Alcohol misuse on the increase
Drinkers seek help; related illnesses have steadily risen, doctors report
More people in China are seeking medical and psychological help for alcoholism, according to doctors and patients in Beijing.
The number of drinkers has steadily increased in recent decades, along with reports of alcohol-related illnesses at hospitals nationwide.
A study by the World Health Organization in 2011 found 6.9 percent of Chinese men aged 15 or above had alcohol use disorders, such as regular abuse or dependency, while for women the percentage was 0.22.
Anding Hospital, a mental health facility in Beijing, opened an alcohol dependence ward in 1995. That year it received less than 30 patients, according to doctor Sheng Lixia.
“In 2009, a year before the ward was closed, we had more than 300 patients,” she said. “The number that come to the hospital for alcohol-related illness and treatment is higher now.”
Sun Hongqiang, director of the alcohol dependence ward at Huilongguan Hospital, shared similar views.
“In 2007, the annual intake was 60. That has since risen to more than 200 patients,” he said.
Experts see the steady growth in the number of people seeking treatment and counseling as a sign that more people in China are now aware of the ill effects of alcohol.
Sheng, however, argued that China’s economic development and improving lifestyles have also been a major trigger for the rise in alcoholism.
“Most of my patients are male, aged in their 50s or 60s,” she said. “They had limited access to alcohol before the 1980s, as they could purchase such beverages only with tickets, and hence had less chance of becoming alcoholic.”
The market for alcohol opened up in the 1980s and “most of the people who had been drinking small quantities ended up as dependent over the next decade”, Sheng said.
Along with hospitals, there has also been an increase in people turning to support groups such as Alcoholics Anonymous.

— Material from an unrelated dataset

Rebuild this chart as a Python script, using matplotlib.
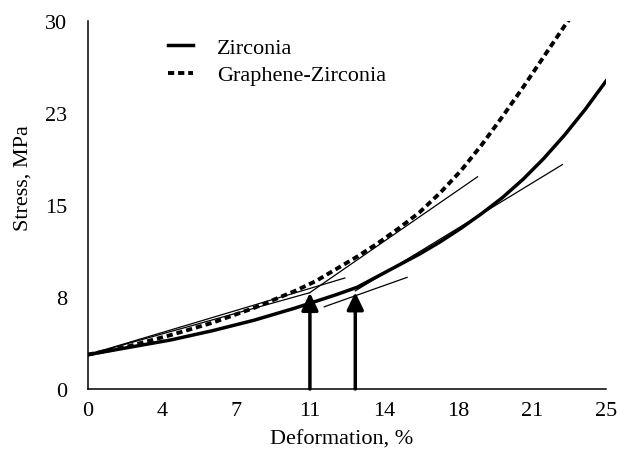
import numpy as np
import matplotlib.pyplot as plt

plt.rcParams['font.family'] = ['Liberation Serif', 'DejaVu Serif']

# curves
zr_x = [0, 2, 4, 6, 8, 10, 11, 12, 13, 14, 15, 16, 17, 18, 19, 20, 21, 22, 23, 24, 25]
zr_y = [2.8, 3.4, 4.0, 4.75, 5.6, 6.6, 7.15, 7.7, 8.3, 9.2, 10.1, 11.0, 12.0, 13.1, 14.3, 15.6, 17.1, 18.8, 20.7, 22.8, 25.1]

gz_x = [0, 2, 4, 6, 8, 10, 11, 12, 13, 14, 15, 16, 17, 18, 19, 20, 21, 22, 23, 23.3]
gz_y = [2.8, 3.5, 4.4, 5.4, 6.6, 8.0, 8.8, 9.8, 10.8, 11.9, 13.1, 14.4, 16.0, 17.8, 19.9, 22.2, 24.6, 27.1, 29.6, 30.3]

# thin construction lines (x pairs, y pairs)
tan_x = [[0, 12.4], [0, 10.7], [10.7, 18.8], [11.4, 15.4], [12.9, 22.9]]
tan_y = [[2.8, 9.05], [2.8, 7.85], [7.85, 17.3], [6.7, 9.1], [8.0, 18.3]]

# arrows marking the transition points
arrow_x = [10.71, 12.9]
arrow_y = [7.85, 7.9]

xticks = [i * 25 / 7 for i in range(8)]
xlabels = ['0', '4', '7', '11', '14', '18', '21', '25']
yticks = [0, 7.5, 15, 22.5, 30]
ylabels = ['0', '8', '15', '23', '30']

fig = plt.figure(figsize=(6.17, 4.56), dpi=100)
ax = fig.add_axes([88 / 617, 66 / 456, 518 / 617, 368 / 456])

for xs, ys in zip(tan_x, tan_y):
    ax.plot(xs, ys, color='black', lw=0.9)

ax.plot(zr_x, zr_y, color='black', lw=2.5, label='Zirconia')
ax.plot(gz_x, gz_y, color='black', lw=2.8, dashes=(1.6, 1.0), label='Graphene-Zirconia')

for xa, ya in zip(arrow_x, arrow_y):
    ax.annotate('', xy=(xa, ya), xytext=(xa, 0),
                arrowprops=dict(arrowstyle='-|>,head_length=1.05,head_width=0.5',
                                color='black', lw=2.5, shrinkA=0, shrinkB=0))

ax.set_xlim(0, 25)
ax.set_ylim(0, 30)
ax.set_xticks(xticks)
ax.set_xticklabels(xlabels)
ax.set_yticks(yticks)
ax.set_yticklabels(ylabels)
ax.tick_params(axis='x', length=0, pad=9, labelsize=16)
ax.tick_params(axis='y', length=0, pad=15, labelsize=16)

for s in ['top', 'right']:
    ax.spines[s].set_visible(False)
for s in ['left', 'bottom']:
    ax.spines[s].set_linewidth(1.1)

ax.set_xlabel('Deformation, %', fontsize=16)
ax.set_ylabel('Stress, MPa', fontsize=16)
ax.xaxis.set_label_coords(0.49, -0.11)
ax.yaxis.set_label_coords(-0.108, 0.575)

ax.legend(loc='upper left', bbox_to_anchor=(0.155, 0.955), frameon=False,
          fontsize=16, handlelength=1.1, handletextpad=1.1,
          labelspacing=0.3, borderpad=0, borderaxespad=0)

fig.savefig('out.png', dpi=100)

Doctors from Anding Hospital and the Sixth Hospital of Peking University set up the first Chinese branch of the AA in Beijing in 2000. Starting with just 10 members, the support group, famous for its 12-step program, now has more than 100, including Chinese and foreigners.
“When we were young, drinking was a luxury. Now it’s not uncommon to see people drinking just to get drunk,” said an AA member in his 60s on condition of anonymity. She said he has been sober since 1999.
Sheng said many patients complained of work or life pressures.
“Most who come to our clinic also exhibit other psychiatric disorders, such as depression and anxiety,” she said, while adding that Chinese drinking etiquette, such as teasing people to drink, are also to blame for the growing number of alcoholics.
“Patients need an environment that is conducive for a complete recovery,” she said. “The fact is many of us have and are still urging others to drink during a dinner.”
Sun at Huilongguan Hospital agreed and added, “In China, being able to drink is considered competitive as it helps clinch business deals at the dinner table.”
This, besides being a cultural shock, also poses a challenge for foreigners in China, according to a Beijing AA member from the United States.
“If you go to a business dinner, everyone wants to see foreigners drink. They keep saying ganbei, ganbei,” the 35-year-old said, referring to the Chinese term for bottoms up. “They love to have foreigners drink. I think they do it because they want to be friendly, and they think foreigners love to drink.”
The liberal and even encouraging attitude toward drinking has also affected children, said a 34-year-old Chinese woman at Beijing AA.
She said she started drinking at 17 and enjoyed a reputation among her friends for her tolerance. Alcoholism set in when she began to work abroad and used alcohol to cope with homesickness and work pressure.
“I guess the problem might go back to my early years,” she said. “People in my family can drink a lot, and they didn’t prevent me from drinking even when I was a child.”
Sheng said at family dinners in China it is common to see adults dip a chopstick in wine and then let the children taste it for fun.
“But the risk is that the child could grow up and think that drinking is nothing serious,” she said, explaining that China has no age ban on alcohol consumption.
“It’s common for young people to drink beer at parties or dinner, and easy for them to purchase alcohol from any store or restaurant,” she said.